Sie guckte wie Ka und züngelte.
‟Schön, du hast dich eben schon weitgehend an den Asphaltdschungel angepaßt, während ich immer noch mit den angeborenen Ängsten aller Primaten mit Ausnahme der Lemuren auf Madagaskar, wo es keine Giftschlangen gibt, herumlaufe.”
‟Dann stamme ich anscheinend von diesen Lemuren ab, oder mir fehlt einfach ein Teil deiner Phantasie”, erklärte sie.
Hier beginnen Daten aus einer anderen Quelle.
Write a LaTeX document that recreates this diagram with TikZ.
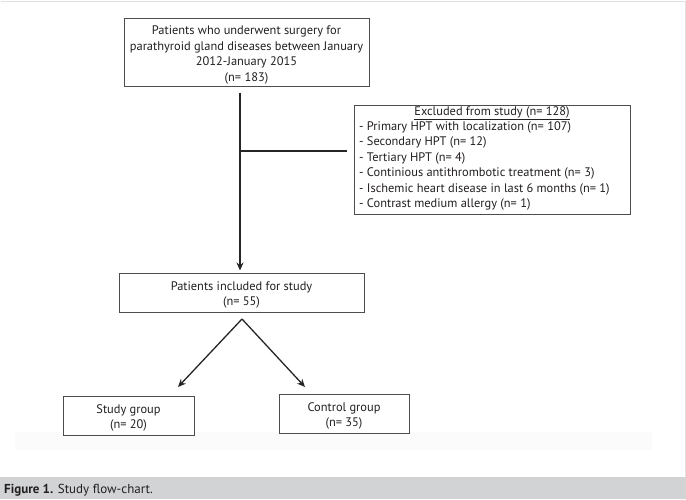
\documentclass[tikz,border=0pt]{standalone}
\usepackage{fontspec}
\setmainfont{PT Sans}
\usetikzlibrary{arrows.meta,calc}
\definecolor{capbar}{HTML}{D1D3D4}
\definecolor{ink}{HTML}{231F20}
\begin{document}
\begin{tikzpicture}[x=1pt,y=-1pt,
  box/.style={draw=black!70, line width=1pt, fill=white, inner sep=0pt},
  txt/.style={inner sep=0pt, text=ink, font=\fontsize{12.4}{15.5}\selectfont, align=center},
  ltxt/.style={inner sep=0pt, text=ink, font=\fontsize{12.4}{15.4}\selectfont, align=left},
  arr/.style={line width=1.3pt, draw=black!85, -{Stealth[length=8pt,width=7pt]}},
  plain/.style={line width=1.3pt, draw=black!85}]
\useasboundingbox (0,0) rectangle (686,499);
% faint frame and band
\draw[black!12, line width=0.8pt] (0.5,1) -- (685,1) -- (685,477);
\fill[black!1.5] (15,432) rectangle (652,450);
% boxes
\node[box, minimum width=245pt, minimum height=68pt] (top) at (246.5,52) {};
\node[txt] (toptxt) at (246.5,55) {Patients who underwent surgery for\\parathyroid gland diseases between January\\2012-January 2015\\(n= 183)};
\node[box, minimum width=276pt, minimum height=109pt] (excl) at (492,159.5) {};
\node[txt, anchor=base] (excltitle) at (492,115.5) {\underline{Excluded from study (n= 128)}};
\node[ltxt, anchor=north west] (excllist) at (359,121.5) {- Primary HPT with localization (n= 107)\\- Secondary HPT (n= 12)\\- Tertiary HPT (n= 4)\\- Continious antithrombotic treatment (n= 3)\\- Ischemic heart disease in last 6 months (n= 1)\\- Contrast medium allergy (n= 1)};
\node[box, minimum width=245pt, minimum height=39pt] (incl) at (241.5,292.5) {};
\node[txt] (incltxt) at (241.5,295) {Patients included for study\\(n= 55)};
\node[box, minimum width=131pt, minimum height=39pt] (study) at (128.5,415.5) {};
\node[txt] (studytxt) at (128.5,418) {Study group\\(n= 20)};
\node[box, minimum width=130pt, minimum height=39pt] (control) at (344,413.5) {};
\node[txt] (controltxt) at (344,416) {Control group\\(n= 35)};
% connectors
\coordinate (vline) at (240,0);
\draw[arr, line width=1.8pt, shorten <=6pt, shorten >=2pt] (top.south -| vline) -- (incl.north -| vline);
\coordinate (hstart) at (240,151);
\draw[plain, shorten >=7pt] (hstart) -- (excl.west |- hstart);
\coordinate (apex) at (242,319);
\coordinate (ltip) at (178,387);
\coordinate (rtip) at (305,387);
\draw[arr] (apex) -- (ltip);
\draw[arr] (apex) -- (rtip);
% caption bar
\fill[capbar] (0,477) rectangle (686,499);
\node[anchor=base west, inner sep=0pt, text=ink, font=\fontsize{13}{15}\selectfont] (cap) at (4,493) {\textbf{Figure 1.} Study flow-chart.};
\end{tikzpicture}
\end{document}
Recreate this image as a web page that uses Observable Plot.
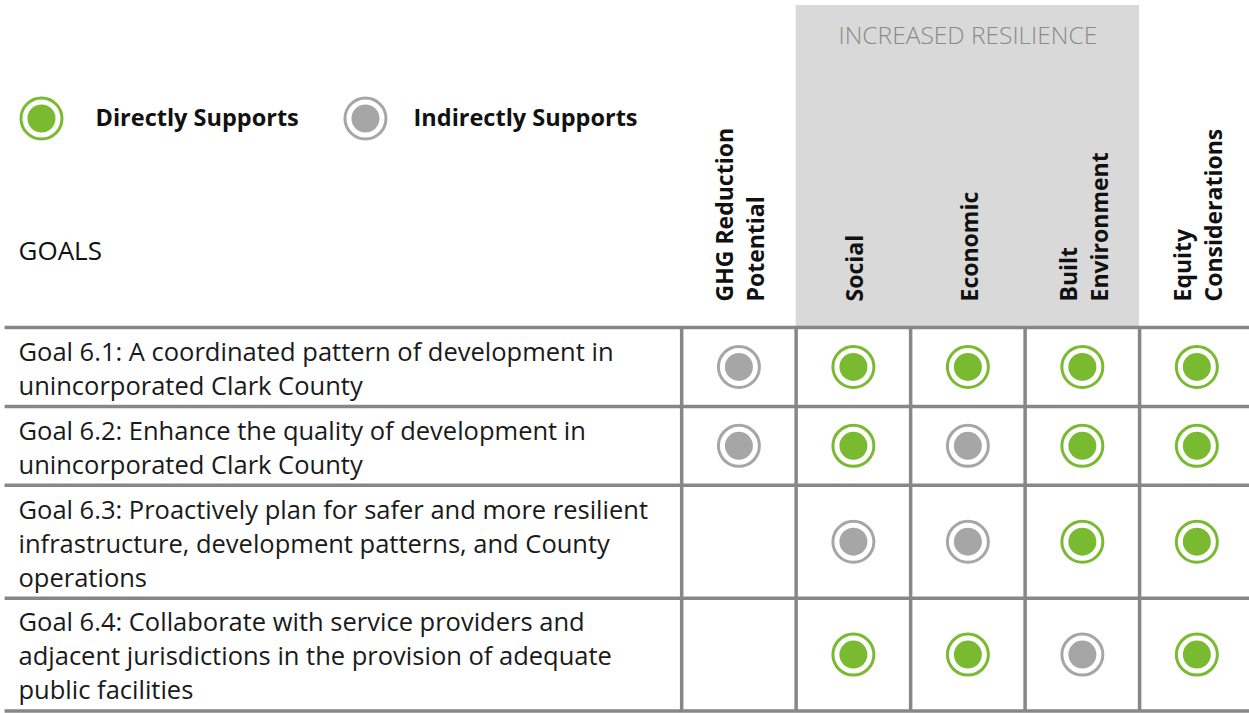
<!DOCTYPE html>
<html>
<head>
<meta charset="utf-8">
<script src="https://cdn.jsdelivr.net/npm/d3@7"></script>
<script src="https://cdn.jsdelivr.net/npm/@observablehq/plot@0.6"></script>
<style>
  html, body { margin: 0; padding: 0; background: #fff; }
  #chart svg { display: block; }
</style>
</head>
<body>
<div id="chart"></div>
<script>
// ---- data ----
const columns = ["GHG Reduction\nPotential", "Social", "Economic", "Built\nEnvironment", "Equity\nConsiderations"];
const groupLabel = "INCREASED RESILIENCE";
const groupColumns = ["Social", "Economic", "Built\nEnvironment"];
const goalsHeader = "GOALS";
const goals = [
  "Goal 6.1: A coordinated pattern of development in\nunincorporated Clark County",
  "Goal 6.2: Enhance the quality of development in\nunincorporated Clark County",
  "Goal 6.3: Proactively plan for safer and more resilient\ninfrastructure, development patterns, and County\noperations",
  "Goal 6.4: Collaborate with service providers and\nadjacent jurisdictions in the provision of adequate\npublic facilities"
];
// D = directly supports, I = indirectly supports, "" = none
const ratings = [
  ["I", "D", "D", "D", "D"],
  ["I", "D", "I", "D", "D"],
  ["",  "I", "I", "D", "D"],
  ["",  "D", "D", "I", "D"]
];
const legendKeys = ["D", "I"];
const legendLabels = ["Directly Supports", "Indirectly Supports"];

// ---- styling / layout ----
const colors = {D: "#7aba31", I: "#a6a6a6"};
const W = 1249, H = 713;
const goalSpan = 5.95;              // goal column width in column units
const nUnitsX = 10.91;              // visible width in column units (last column is cut off)
const lineH = 34;                   // px per text line (y unit)
const headerBottom = 327 / lineH;
const rowPad = 0.32;
const font = "'Open Sans', 'Noto Sans', sans-serif";
const legendSymbolX = [0.358, 3.188];
const legendTextX = [0.83, 3.608];

const rows = [];
let rowTop = headerBottom;
goals.forEach((g, i) => {
  const n = g.split("\n").length;
  const h = n + rowPad;
  rows.push({goal: g, i, top: rowTop, bottom: rowTop + h, mid: rowTop + h / 2});
  rowTop += h;
});
const boundaries = [headerBottom, ...rows.map(r => r.bottom)];

const cells = [];
rows.forEach(r => ratings[r.i].forEach((v, j) => {
  if (v) cells.push({x: goalSpan + j + 0.5, y: r.mid, v});
}));

const colHeads = columns.map((c, j) => ({label: c, x: goalSpan + j + 0.5}));
const gIdx = groupColumns.map(c => columns.indexOf(c));
const g0 = goalSpan + Math.min(...gIdx), g1 = goalSpan + Math.max(...gIdx) + 1;

const legend = legendKeys.map((k, i) => ({v: k, label: legendLabels[i], x: legendSymbolX[i], tx: legendTextX[i], y: 118 / lineH}));

const chart = Plot.plot({
  width: W, height: H,
  margin: 0,
  x: {domain: [0, nUnitsX], axis: null},
  y: {domain: [0, H / lineH], reverse: true, axis: null},
  style: {fontFamily: font, background: "#fff", color: "#111"},
  marks: [
    // group shading
    Plot.rect([groupLabel], {x1: g0, x2: g1, y1: 5 / lineH, y2: headerBottom, fill: "#d9d9d9"}),
    Plot.text([groupLabel], {x: (g0 + g1) / 2, y: 36 / lineH, text: d => d, fill: "#8a8a8a", fontSize: 24.5, fontWeight: 300}),
    // column headers (rotated)
    Plot.text(colHeads, {x: "x", y: 301 / lineH, text: "label", rotate: -90, textAnchor: "start", lineAnchor: "middle",
      fontSize: 23, fontWeight: "bold", lineHeight: 1.34, fill: "#111"}),
    // GOALS label
    Plot.text([goalsHeader], {x: 0, y: 251 / lineH, dx: 18, text: d => d, textAnchor: "start", fontSize: 26, fill: "#111"}),
    // legend
    Plot.dot(legend, {x: "x", y: "y", r: 20.5, stroke: d => colors[d.v], strokeWidth: 3, fill: "none"}),
    Plot.dot(legend, {x: "x", y: "y", r: 14, fill: d => colors[d.v]}),
    Plot.text(legend, {x: "tx", y: "y", text: "label", textAnchor: "start", fontSize: 23.5, fontWeight: "bold", fill: "#111"}),
    // grid
    Plot.ruleY(boundaries, {x1: 0.04, x2: nUnitsX, stroke: "#878787", strokeWidth: 3.5}),
    Plot.ruleX(d3.range(5).map(j => goalSpan + j), {y1: headerBottom, y2: boundaries[boundaries.length - 1], stroke: "#878787", strokeWidth: 3.5}),
    // goal labels
    Plot.text(rows, {x: 0, y: "mid", dx: 18, dy: 0, text: "goal", textAnchor: "start", lineAnchor: "middle",
      fontSize: 25.5, lineHeight: lineH / 25.5, fill: "#1a1a1a"}),
    // rating marks
    Plot.dot(cells, {x: "x", y: "y", r: 20.5, stroke: d => colors[d.v], strokeWidth: 3, fill: "#fff"}),
    Plot.dot(cells, {x: "x", y: "y", r: 14, fill: d => colors[d.v]})
  ]
});
document.getElementById("chart").appendChild(chart);
</script>
</body>
</html>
‟Ist nicht nur reine Phantasie”, entgegnete ich. ‟Laut Evolutionsbiologie haben viele Säugetiere, wir eingeschlossen, im Amygdala einen neuronalen Schaltkreis der Angst, der von nur ganz wenigen und selbst peripher wahrgenommen Signalen alarmiert wird. Dazu gehören ganz speziell die Körperform, die typischen Farbmuster und die Fortbewegungsweise von Schlangen. Denn Schlangen können nun einmal unter bestimmten Bedingungen eine tödliche Gefahr für uns darstellen. Neue Fallstudien widersprechen übrigens der allgemeinen WHO-Statistik, der zufolge nur wenig mehr als 100.000 Menschen pro Jahr an Schlangenbissen sterben sollen. In den ärmeren Ländern gelangen nämlich nur die wenigsten Opfer in die Behandlung von Ärzten und damit in die Statistik. Allein in Indien sollen diesen neuen Erhebungen zufolge jedes Jahr 46.000 Menschen an Schlangenbissen sterben. In Bangladesch werden in jedem Jahr 700.000 Menschen von Schlangen gebissen. Die Fähigkeit, sie frühzeitig zu erkennen, bedeutet in einem Habitat, in dem auch Schlangen auf Jagd gehen, also einen klaren Überlebensvorteil. Und den haben wir uns als Art angeeignet, haben Neurophysiologen festgestellt. Unser Zentralnervensystem reagiert selektiv auf bestimmte Winkel und Kanten in Farbverläufen und Mustern, und ganz besonders schnell springt es auf mosaikartige oder diamantförmige Rautenmuster an, wie sie in der Natur vor allem die Färbung von Schlangen aufweist. Der schwedische Psychologe Arne Öhman hat wiederholt Tests durchgeführt, bei denen Versuchspersonen Bilder gezeigt wurden, dazwischen für höchstens 30 Millisekunden, also unterhalb unserer bewußten Wahrnehmungsschwelle, Bilder von Schlangen – und die Versuchspersonen reagierten mit heftigen spontanen Aversionen, die sich auch im Leitungswiderstand der Haut meßbar nachweisen ließen. Wir erkennen also Schlangenhaftes schon subliminal.”
‟Gilt das auch für Thainudeln?”, fragte die Herzogin.